The government also proclaimed that tax on bonus issues has been removed after being first levied in FY14.

According to an Intermarket Securities analyst “This is a sensible and much-needed move. Companies with cash-flow concerns e.g. PSO and gas utilities embroiled in circular debt, or companies in losses e.g. FFL, will likely avail this measure to compensate for low cash payouts. The measure will also be positive for banks.”

Advanced withholding tax on brokers has been made adjustable which was gathered from them at 0.02 percent previously.

Intermarket Securities in its observation about this move said “The previous Budget made advance adjustable WHT of 0.02% on brokers part of the final tax regime. This negatively impacted profitability for brokerage firms already facing a challenging environment. Reversion back to adjustable WHT would provide relief.”

Profit reached out to Capital Stake to know their take on the measures introduced by the government in the budget and how it could impact the stock market:

“The government had both political and economic targets to achieve in the budget 2019. It took several measures to try and increase the tax base and provide investors incentives to invest.

Capital Market: Positive

Measures for the Capital Market broadly look positive. Reduction in Corporate Tax by 1% each year until 2023 is expected to boost sentiments and so would the extension of tax credit allowed under 65B, 65D and 65E for new industrial undertakings till FY21. As mentioned in the budget proposals submitted by PSX, the government has abolished the 5% tax on bonus shares which may attract companies to issue bonus shares and also relaxed the mandatory payout rule. Brokers also received some relief.

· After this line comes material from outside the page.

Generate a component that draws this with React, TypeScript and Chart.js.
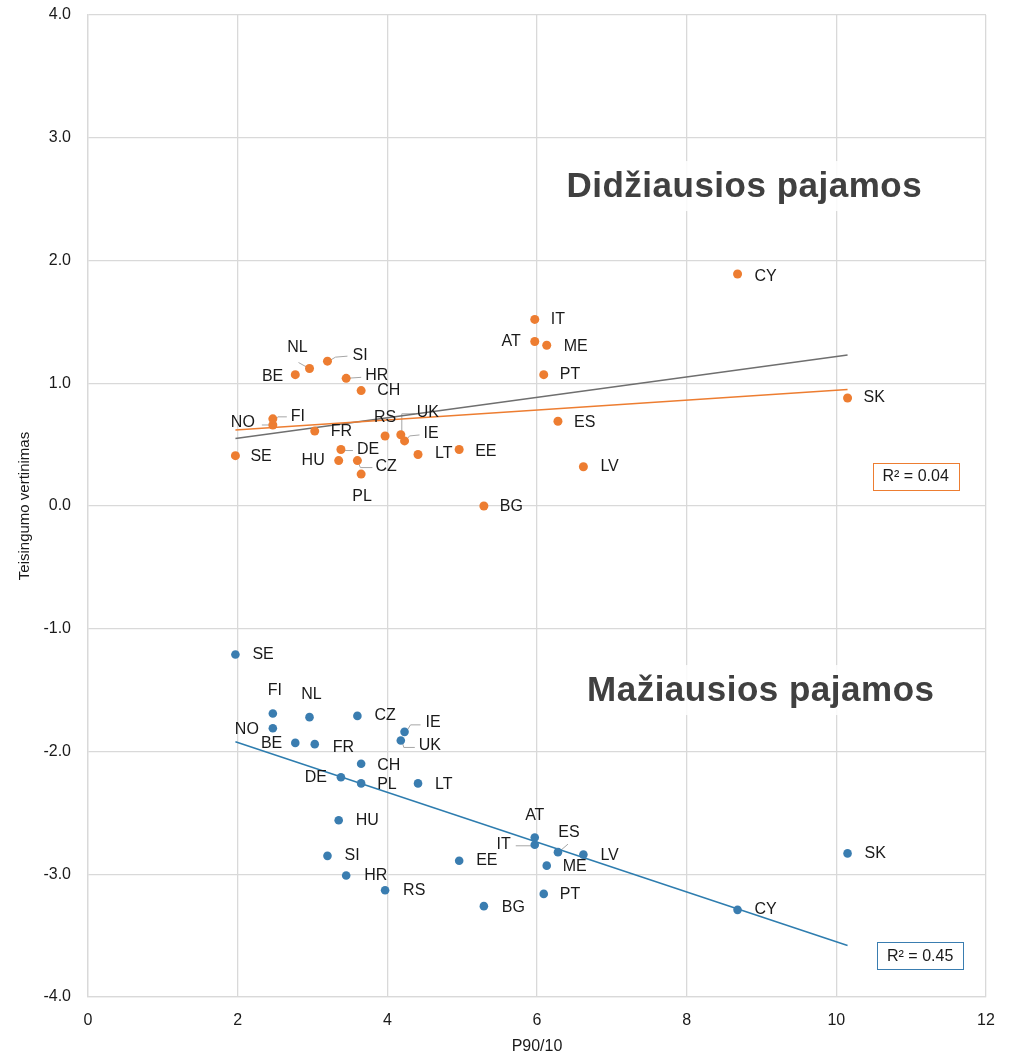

Banks: Positive to Neutral

Increased government reliance on the sector to finance fiscal deficit, around 54% of the total, is likely to increase earnings.

Foreign losses cannot be adjusted against domestic income, is likely to have a negative impact.

Reduction in advance tax might increase volumes but extension in super tax shall keep earnings in check.

Cement: Slightly Negative

Around 60-70% of cement manufacturers cost of sales is made up of coal. The decrease in customs duty shall push earnings up so will the extension of a tax credit on BMR and expansion. But the increased in FED on cement would have an opposite effect. The increased PSDP is also not likely to have a huge impact on the sector sales as most of it is allocated to other heads.

Auto: Negative

Policies like not allowing non-filers purchase vehicles might dent volume of sales.

The government has taken steps to encourage use and sale of electric cars which will increase competition for existing players.

Steel: Negative

Increase in GST on steel, if unable to pass on to consumers, may hamper profits.

Textile: Neutral to Positive

Policies like zero-rated status, financing rates have been continued having no impact. While reduced VAT and GST might improve cashflows.

Fertilizer: Positive

Several measures have come up which are likely to have a positive impact on the sector. An increased tax credit, reduction in sales Tax on gas supply to fertilizer manufacturers from 10% to 5%,  imported LNG as feedstocks are proposed to be exempted from 5% Sales tax and there is also a reduction in sales tax on agriculture machinery.”